Основная проблема являлась костью в колониальном горле, которую нельзя ни выплюнуть, ни проглотить. Франко-канадцев, которые составляли 450 000 человек в 1837 г., нельзя было ассимилировать в Британскую империю, как, например, южноафриканских буров, которых они кое в чем напоминали. Отрезанные от Франции, они оказались еще больше изолированы в Канаде из-за национальности, религии и языка. Говорили эти люди на устаревшем французском периода эпохи Людовика XIV, а жили в культурном коконе, в состоянии постоянной враждебности или отчужденности от окружающего мира. У них не было шанса сбежать по большой дороге во внутренние районы. Но британцы не могли их «расфранцузить», как хотели того некоторые, особенно, в период наполеоновских войн. Ведь «старый враг прилагал все усилия, чтобы сделать мир французским»[489].
А когда канадская солидарность ослабла в 1820—30-е гг. в ответ на снижение американской угрозы, большой приток британских иммигрантов усилил ощущение самобытности и особенности французов. Их отличала смесь крестьянской традиции с буржуазными устремлениями. Большинство франко-канадцев были земледельцами, они платили со своей земли феодальные и церковные пошлины, причем столь же высокие, как при «старом режиме» в Европе. Лишь немногие, включая школьных учителей, могли расписаться.

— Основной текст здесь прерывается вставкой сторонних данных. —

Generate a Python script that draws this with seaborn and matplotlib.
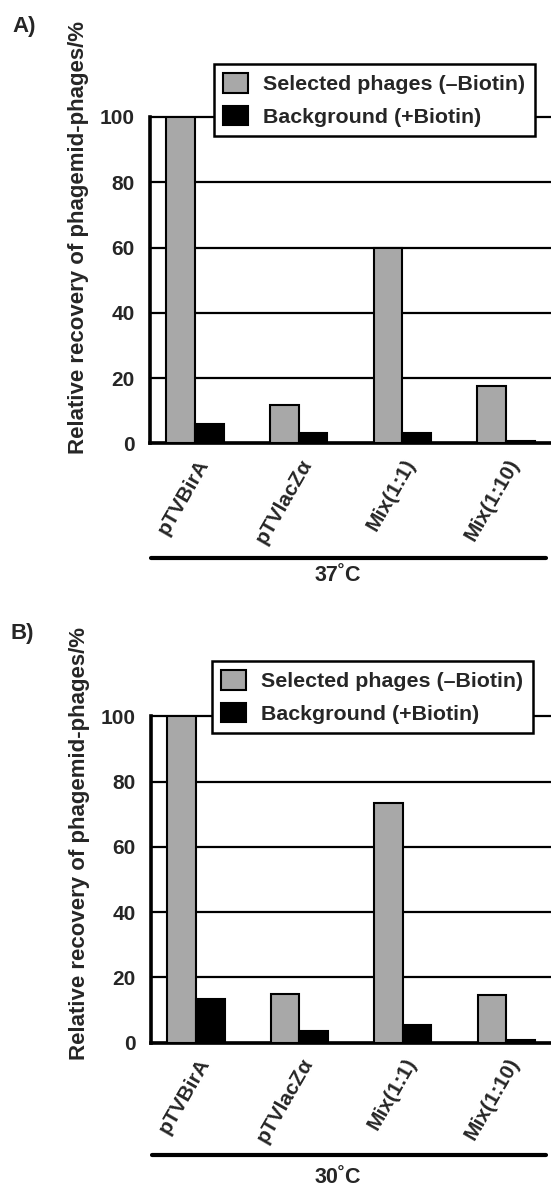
import pandas as pd
import matplotlib.pyplot as plt
import matplotlib.transforms as mtransforms
import seaborn as sns

samples = ['pTVBirA', 'pTVlacZα', 'Mix(1:1)', 'Mix(1:10)']
conditions = ['Selected phages (–Biotin)', 'Background (+Biotin)']

# panel A, 37 C
sel_37 = [100, 11.8, 60, 17.7]
bg_37 = [6, 3.3, 3.3, 0.8]
# panel B, 30 C
sel_30 = [100, 14.8, 73.5, 14.5]
bg_30 = [13.2, 3.6, 5.4, 0.8]

sns.set_style('white')
plt.rcParams['font.family'] = ['Liberation Sans', 'DejaVu Sans']
plt.rcParams['font.weight'] = 'bold'

fig = plt.figure(figsize=(5.51, 11.89), dpi=100)


def make_df(sel, bg):
    return pd.DataFrame({
        'sample': samples * 2,
        'cond': [conditions[0]] * 4 + [conditions[1]] * 4,
        'value': sel + bg,
    })


def panel(rect, sel, bg, temp, leg_box, lab_x, lab_y, line_y, temp_xy):
    ax = fig.add_axes(rect)
    df = make_df(sel, bg)
    sns.barplot(data=df, x='sample', y='value', hue='cond', hue_order=conditions,
                palette=['#a8a8a8', 'black'], edgecolor='black', linewidth=1.5,
                width=0.555, gap=0, ax=ax, zorder=3)
    ax.set_ylim(0, 100)
    ax.set_xlim(-0.434, 3.433)
    ax.set_yticks([0, 20, 40, 60, 80, 100])
    ax.yaxis.grid(True, color='black', lw=1.6)
    for gl in ax.get_ygridlines():
        gl.set_clip_on(False)
    ax.set_axisbelow(True)
    for s in ['top', 'right']:
        ax.spines[s].set_visible(False)
    ax.spines['left'].set_linewidth(2.6)
    ax.spines['bottom'].set_linewidth(2.6)
    ax.spines['left'].set_color('black')
    ax.spines['bottom'].set_color('black')
    ax.tick_params(axis='y', length=0, pad=11, labelsize=15)
    ax.tick_params(axis='x', length=0, pad=12.5, labelsize=15)
    shift = mtransforms.ScaledTranslation(0.09, 0, fig.dpi_scale_trans)
    for lab in ax.get_xticklabels():
        lab.set_rotation(60)
        lab.set_ha('right')
        lab.set_va('center')
        lab.set_rotation_mode('anchor')
        lab.set_fontweight('bold')
        lab.set_transform(lab.get_transform() + shift)
    plt.setp(ax.get_yticklabels(), fontweight='bold')
    ax.set_xlabel('')
    ax.set_ylabel('Relative recovery of phagemid-phages/%', fontsize=16,
                  fontweight='bold')
    ax.yaxis.set_label_coords(lab_x, lab_y)
    handles, labels = ax.get_legend_handles_labels()
    ax.legend(handles, labels, loc='upper left', bbox_to_anchor=leg_box,
              bbox_transform=fig.transFigure, frameon=True, fancybox=False,
              edgecolor='black', framealpha=1, borderaxespad=0,
              handlelength=1.17, handleheight=1.03, borderpad=0.43,
              labelspacing=0.53, handletextpad=0.7,
              prop={'weight': 'bold', 'size': 15.4})
    ax.get_legend().get_frame().set_linewidth(1.8)
    ax.get_legend().set_zorder(5)
    ax.plot([0.0025, 0.9875], [line_y, line_y], transform=ax.transAxes,
            color='black', lw=3, clip_on=False)
    ax.text(temp_xy[0], temp_xy[1], temp, transform=ax.transAxes,
            ha='center', va='center', fontsize=15.5, fontweight='bold')
    return ax


panel([0.2722, 0.627, 0.7278, 0.2746], sel_37, bg_37, '37˚C',
      (0.3884, 0.9462), -0.152, 0.632, -0.351, (0.469, -0.403))
panel([0.2740, 0.1232, 0.7260, 0.2742], sel_30, bg_30, '30˚C',
      (0.3848, 0.4441), -0.152, 0.609, -0.345, (0.4675, -0.413))

fig.text(0.0436, 0.9777, 'A)', fontsize=16, fontweight='bold', va='center', ha='center')
fig.text(0.040, 0.4672, 'B)', fontsize=16, fontweight='bold', va='center', ha='center')

fig.savefig('out.png', dpi=100, facecolor='white')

Соседи-англосаксы считали их жалкими примитивными существами. Один британский офицер говорил в 1830-х гг. о канадских французах, как о самых жалких людях: «Они маленького роста, с бледным, землистым цветом лица, какие-то сморщенные. У них высокие скулы, они курят табак. Такой вид я объясняю существованием печек, которые топят на полную мощность и в жару, и в холода. Это действительно ужасно! Они лопочут на местном наречии, которое скверно уже само по себе. Голоса звучат резко и гнусаво, ничего худшего и вообразить себе невозможно»[490].